* START PROVIDED DATA *
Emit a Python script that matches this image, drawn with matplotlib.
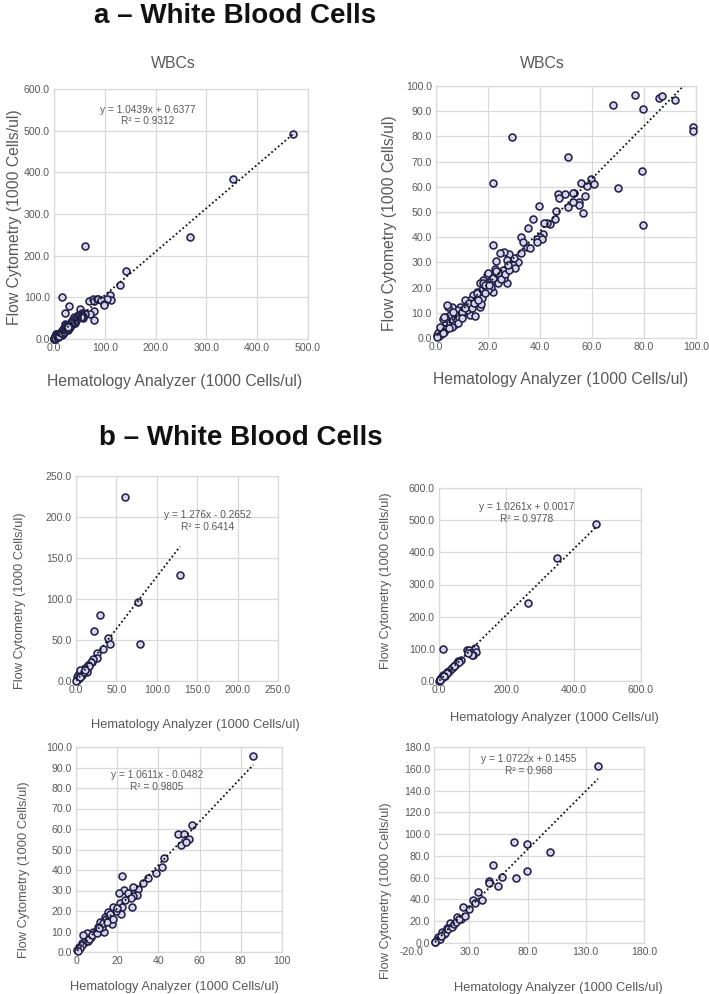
import numpy as np
import matplotlib.pyplot as plt

plt.rcParams['font.family'] = ['Liberation Sans', 'DejaVu Sans']

# ---- data: panel a (one dataset, full range and 0-100 zoom) ----
a_hema = [470, 352, 268, 142, 130, 62, 15, 110, 112, 104,
          68.2, 76.7, 79.5, 85.6, 87.1, 91.9, 99.0, 99.0, 29.4, 50.6, 79.2, 69.9, 79.6,
          22.1, 22.1, 39.6, 37.3, 35.4,
          59.6, 55.8, 58.2, 60.6, 57.4, 53.1, 54.9, 56.7, 55.0, 52.6, 49.6, 46.8, 47.4,
          50.8, 52.6, 46.2, 45.8, 43.8, 42.6, 41.5, 41.3, 40.0, 38.7, 40.6, 38.7, 34.9,
          36.2, 32.7, 33.5, 32.6, 31.7, 30.0, 28.0, 26.0, 24.6, 23.1, 27.2, 28.5, 29.7,
          30.4, 27.2, 25.6, 24.0, 26.3, 21.8,
          20.8, 19.5, 21.4, 23.3, 24.0, 21.0, 18.2, 16.9, 18.8, 20.1, 17.6, 15.6, 14.4,
          16.3, 17.6, 15.0, 13.1, 11.2, 11.8, 13.7, 16.9, 9.2, 9.9, 7.9, 6.0, 4.7, 13.1,
          15.0, 6.7, 5.4, 3.5, 2.8, 7.3, 10.5, 8.6, 4.7, 3.5, 5.4, 6.7, 2.2, 1.3, 0.3,
          0.9, 1.5,
          4.4, 3.2, 6.4, 17.3, 15.6, 18.2, 19.9, 22.5, 21.0, 19.0, 12.0, 10.0, 8.0, 9.0,
          11.0, 12.5, 14.0, 7.0, 6.0, 4.0, 3.0, 2.0, 1.0, 0.5, 2.5, 5.0, 8.5, 10.0, 14.5,
          16.0, 19.0, 20.5, 22.0, 23.0, 25.0, 26.5, 28.0, 27.5]
a_flow = [491, 383, 245, 163, 130, 224, 101.6, 105.6, 93.6, 95,
          92.3, 96.6, 91.0, 95.4, 95.9, 94.6, 83.9, 82.1, 79.9, 71.8, 66.1, 59.7, 45.0,
          61.4, 36.8, 52.2, 47.2, 43.8,
          63.1, 61.6, 60.4, 61.0, 56.2, 57.7, 54.1, 49.5, 52.6, 57.4, 57.1, 57.1, 55.4,
          51.9, 54.0, 50.5, 47.1, 45.1, 45.8, 45.8, 41.3, 40.2, 39.2, 39.2, 38.0, 36.1,
          35.8, 39.9, 38.0, 33.7, 30.0, 31.9, 33.3, 34.3, 33.6, 30.4, 31.0, 28.0, 29.0,
          27.6, 22.0, 27.0, 25.7, 23.7, 18.4,
          25.0, 25.0, 23.7, 23.0, 21.7, 20.1, 23.0, 21.7, 20.4, 19.0, 19.0, 18.4, 17.1,
          16.4, 15.7, 14.4, 15.1, 15.1, 13.1, 13.1, 12.4, 12.4, 11.1, 11.1, 12.4, 12.4, 9.1,
          8.7, 9.8, 9.1, 8.5, 7.4, 8.5, 9.8, 9.1, 6.5, 5.2, 5.8, 7.1, 3.8, 2.5, 1.2,
          1.9, 4.5,
          13.0, 8.5, 10.3, 13.4, 17.7, 21.7, 25.7, 27.5, 22.5, 21.0, 11.0, 10.5, 7.0, 8.0,
          12.0, 14.0, 12.0, 5.0, 4.5, 3.5, 2.5, 1.5, 0.8, 0.3, 2.0, 4.0, 6.0, 8.0, 14.0,
          15.0, 18.0, 21.0, 24.0, 26.5, 23.5, 25.5, 27.0, 29.0]
a_eq = (1.0439, 0.6377, 0.9312)

# ---- data: panel b ----
b1_hema = [60.6, 128.7, 76.7, 79.6, 29.7, 22.7, 40.0, 42.0, 33.8, 25.6, 25.6, 19.4,
           21.5, 18.2, 15.3, 11.1, 9.1, 5.0, 2.9, 0.8, 7.0, 12.5, 14.0, 10.0, 6.0, 3.5,
           1.5, 4.5, 8.0, 16.5, 13.0, 2.0, 0.5, 5.5, 9.5, 11.5]
b1_flow = [224.8, 129.3, 96.7, 45.1, 80.1, 61.4, 52.0, 45.1, 39.4, 33.7, 27.6, 23.6,
           26.4, 23.6, 19.5, 15.4, 13.4, 11.4, 7.3, 4.5, 9.3, 12.0, 15.0, 10.5, 6.0, 3.5,
           1.5, 13.0, 7.0, 18.0, 10.5, 2.0, 0.5, 5.0, 11.0, 14.0]
b1_eq = (1.276, -0.2652, 0.6414)

b2_hema = [466, 350, 265, 13, 84, 92, 107, 110, 100, 97, 90, 87, 64, 57, 52, 43, 38,
           30, 23, 20, 13, 10, 6, 3, 1, 48, 35, 27, 17, 8, 4, 2, 25, 15, 60, 45]
b2_flow = [489, 382, 244, 99.5, 96, 93, 101.5, 91, 80, 81, 96, 86, 65, 62, 55, 45, 39,
           31, 29, 22, 19, 12, 8, 4, 1, 50, 37, 27, 16, 9, 5, 2, 25, 14, 60, 47]
b2_eq = (1.0261, 0.0017, 0.9778)

b3_hema = [86.1, 56.1, 49.7, 52.6, 55.0, 51.0, 53.4, 42.7, 41.6, 38.8, 34.8, 32.4, 30.3,
           27.8, 23.3, 29.8, 27.8, 22.2, 21.0, 25.4, 26.5, 27.3, 21.4, 22.2, 18.9, 21.7,
           17.8, 15.7, 14.1, 17.3, 11.7, 14.6, 13.6, 10.8, 8.4, 5.2, 3.6, 6.8, 2.8, 1.6,
           0.6, 4.5, 5.8, 7.5, 9.5, 12.5, 16.0, 19.5, 3.0, 2.0, 1.0, 6.5, 8.0, 10.0, 11.0,
           13.0, 15.0, 16.5, 18.0, 20.0, 24.0]
b3_flow = [95.8, 62.0, 57.4, 57.4, 55.0, 52.2, 53.5, 45.7, 41.3, 38.7, 36.3, 33.5, 30.6,
           31.5, 30.2, 27.8, 27.3, 37.1, 28.6, 28.6, 26.2, 22.1, 24.1, 22.1, 20.5, 18.5,
           21.8, 19.7, 16.9, 13.5, 14.8, 15.9, 9.6, 12.4, 9.9, 9.1, 8.3, 6.7, 4.2, 2.6,
           1.0, 4.8, 5.5, 7.5, 10.0, 12.0, 17.5, 20.0, 3.2, 1.8, 0.6, 6.2, 8.5, 9.5, 11.5,
           14.0, 14.5, 18.5, 16.0, 21.5, 25.5]
b3_eq = (1.0611, -0.0482, 0.9805)

b4_hema = [140.5, 68.4, 79.9, 99.3, 50.7, 79.3, 70.1, 58.4, 55.0, 47.0, 47.2, 37.8, 40.7,
           33.5, 34.9, 30.1, 24.9, 22.9, 19.8, 13.5, 11.2, 6.3, 3.5, 0.6, 2.0, 4.5, 8.0,
           9.5, 12.0, 15.5, 17.0, 18.5, 21.0, 1.0, 5.5, 26.0]
b4_flow = [162.8, 92.4, 90.9, 83.9, 71.6, 66.1, 59.7, 60.9, 52.6, 56.9, 55.4, 47.1, 39.5,
           39.5, 36.4, 30.9, 32.8, 21.7, 24.2, 18.1, 13.5, 10.4, 5.8, 1.2, 2.5, 4.0, 8.5,
           9.0, 12.5, 14.5, 17.5, 19.5, 22.5, 0.5, 6.5, 25.0]
b4_eq = (1.0722, 0.1455, 0.968)

xlabel = 'Hematology Analyzer (1000 Cells/ul)'
ylabel = 'Flow Cytometry (1000 Cells/ul)'
GRID = '#d9d9d9'
TXT = '#595959'
FILL = '#d9d5e8'
EDGE = '#23204c'

fig = plt.figure(figsize=(7.09, 9.94), dpi=100)
fig.patch.set_facecolor('white')


def px_axes(l, r, t, b):
    return fig.add_axes([l / 709, 1 - b / 994, (r - l) / 709, (b - t) / 994])


def eq_text(eq):
    m, c, r2 = eq
    sign = '+' if c >= 0 else '-'
    return 'y = %gx %s %g\nR² = %g' % (m, sign, abs(c), r2)


def panel(ax, hx, fy, eq, xlim, ylim, xticks, yticks, xfmt, fs_lab, eq_pos,
          xlab_pos, ylab_pos, clip_view=False, show_eq=True):
    hx = np.asarray(hx, float)
    fy = np.asarray(fy, float)
    ax.set_xlim(*xlim)
    ax.set_ylim(*ylim)
    ax.set_xticks(xticks)
    ax.set_yticks(yticks)
    ax.set_xticklabels([xfmt % v for v in xticks])
    ax.set_yticklabels(['%.1f' % v for v in yticks])
    ax.grid(True, color=GRID, lw=0.9)
    ax.set_axisbelow(True)
    for s in ax.spines.values():
        s.set_color(GRID)
        s.set_linewidth(0.9)
    ax.tick_params(length=0, labelsize=7.6, colors=TXT, pad=3)
    if clip_view:
        keep = (hx <= xlim[1]) & (fy <= ylim[1])
        hx, fy = hx[keep], fy[keep]
    ax.scatter(hx, fy, s=25, facecolor=FILL, edgecolor=EDGE, linewidth=1.15,
               zorder=3, clip_on=False)
    m, c, _ = eq
    xs = np.array([hx.min(), hx.max()])
    ax.plot(xs, m * xs + c, color='#111111', lw=1.3, ls=(0, (1, 1.4)), zorder=4)
    if show_eq:
        ax.text(eq_pos[0], eq_pos[1], eq_text(eq), transform=ax.transAxes,
                ha='center', va='center', fontsize=7.3, color=TXT, linespacing=1.15,
                multialignment='center', zorder=5)
    ax.set_xlabel(xlabel, fontsize=fs_lab, color=TXT)
    ax.set_ylabel(ylabel, fontsize=fs_lab, color=TXT)
    ax.xaxis.set_label_coords(*xlab_pos)
    ax.yaxis.set_label_coords(*ylab_pos)


# section titles
fig.text(235 / 709, 1 - 16 / 994, 'a – White Blood Cells', ha='center', va='center',
         fontsize=20, fontweight='bold', color='#111111')
fig.text(241 / 709, 1 - 438 / 994, 'b – White Blood Cells', ha='center', va='center',
         fontsize=20, fontweight='bold', color='#111111')

# a, full range
ax1 = px_axes(54, 308, 89, 339)
panel(ax1, a_hema, a_flow, a_eq, (0, 500), (0, 600), np.arange(0, 501, 100),
      np.arange(0, 601, 100), '%.1f', 11.3, (0.37, 0.894), (0.476, -0.14),
      (-0.126, 0.488))
ax1.text(0.469, 1.104, 'WBCs', transform=ax1.transAxes, ha='center', va='center',
         fontsize=11.4, color=TXT)

# a, zoom 0-100
ax2 = px_axes(436, 696, 86, 338)
panel(ax2, a_hema, a_flow, a_eq, (0, 100), (0, 100), np.arange(0, 101, 20),
      np.arange(0, 101, 10), '%.1f', 11.3, None, (0.48, -0.135),
      (-0.15, 0.456), clip_view=True, show_eq=False)
ax2.text(0.41, 1.091, 'WBCs', transform=ax2.transAxes, ha='center', va='center',
         fontsize=11.4, color=TXT)

# b panels
ax3 = px_axes(76, 278, 476, 681)
panel(ax3, b1_hema, b1_flow, b1_eq, (0, 250), (0, 250), np.arange(0, 251, 50),
      np.arange(0, 251, 50), '%.1f', 9.3, (0.649, 0.78), (0.589, -0.185),
      (-0.248, 0.39))

ax4 = px_axes(439, 641, 488, 681)
panel(ax4, b2_hema, b2_flow, b2_eq, (0, 600), (0, 600), np.arange(0, 601, 200),
      np.arange(0, 601, 100), '%.1f', 9.3, (0.436, 0.87), (0.569, -0.16),
      (-0.233, 0.518))

ax5 = px_axes(76, 282, 747, 952)
panel(ax5, b3_hema, b3_flow, b3_eq, (0, 100), (0, 100), np.arange(0, 101, 20),
      np.arange(0, 101, 10), '%d', 9.3, (0.393, 0.834), (0.476, -0.141),
      (-0.223, 0.4))

# last panel: x axis from -20 but plot area starts at 0
ax6 = px_axes(411, 644, 747, 943)
b4_xt = np.arange(-20, 181, 50)
b4_yt = np.arange(0, 181, 20)
panel(ax6, b4_hema, b4_flow, b4_eq, (-20, 180), (0, 180), b4_xt, b4_yt, '%.1f', 9.3,
      (0.506, 0.908), (0.631, -0.2), (-0.08, 0.265))
ax6.grid(False)
ax6.vlines([v for v in b4_xt if 0 < v < 180], 0, 180, color=GRID, lw=0.9, zorder=0)
ax6.hlines(b4_yt, 0, 180, color=GRID, lw=0.9, zorder=0)
ax6.spines['left'].set_position(('data', 0))
ax6.spines['top'].set_bounds(0, 180)
ax6.spines['bottom'].set_bounds(0, 180)

fig.savefig('out.png', dpi=100, facecolor='white')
* END PROVIDED DATA *
• **GIVEN PROBLEM**: Leave the pictures out and please restate exactly the lines running from the start of the material through the one with "plt.rcParams['font.family'] = ['Liberation".

• **THE RESULT**:
Emit a Python script that matches this image, drawn with matplotlib.
import numpy as np
import matplotlib.pyplot as plt

plt.rcParams['font.family'] = ['Liberation Sans', 'DejaVu Sans']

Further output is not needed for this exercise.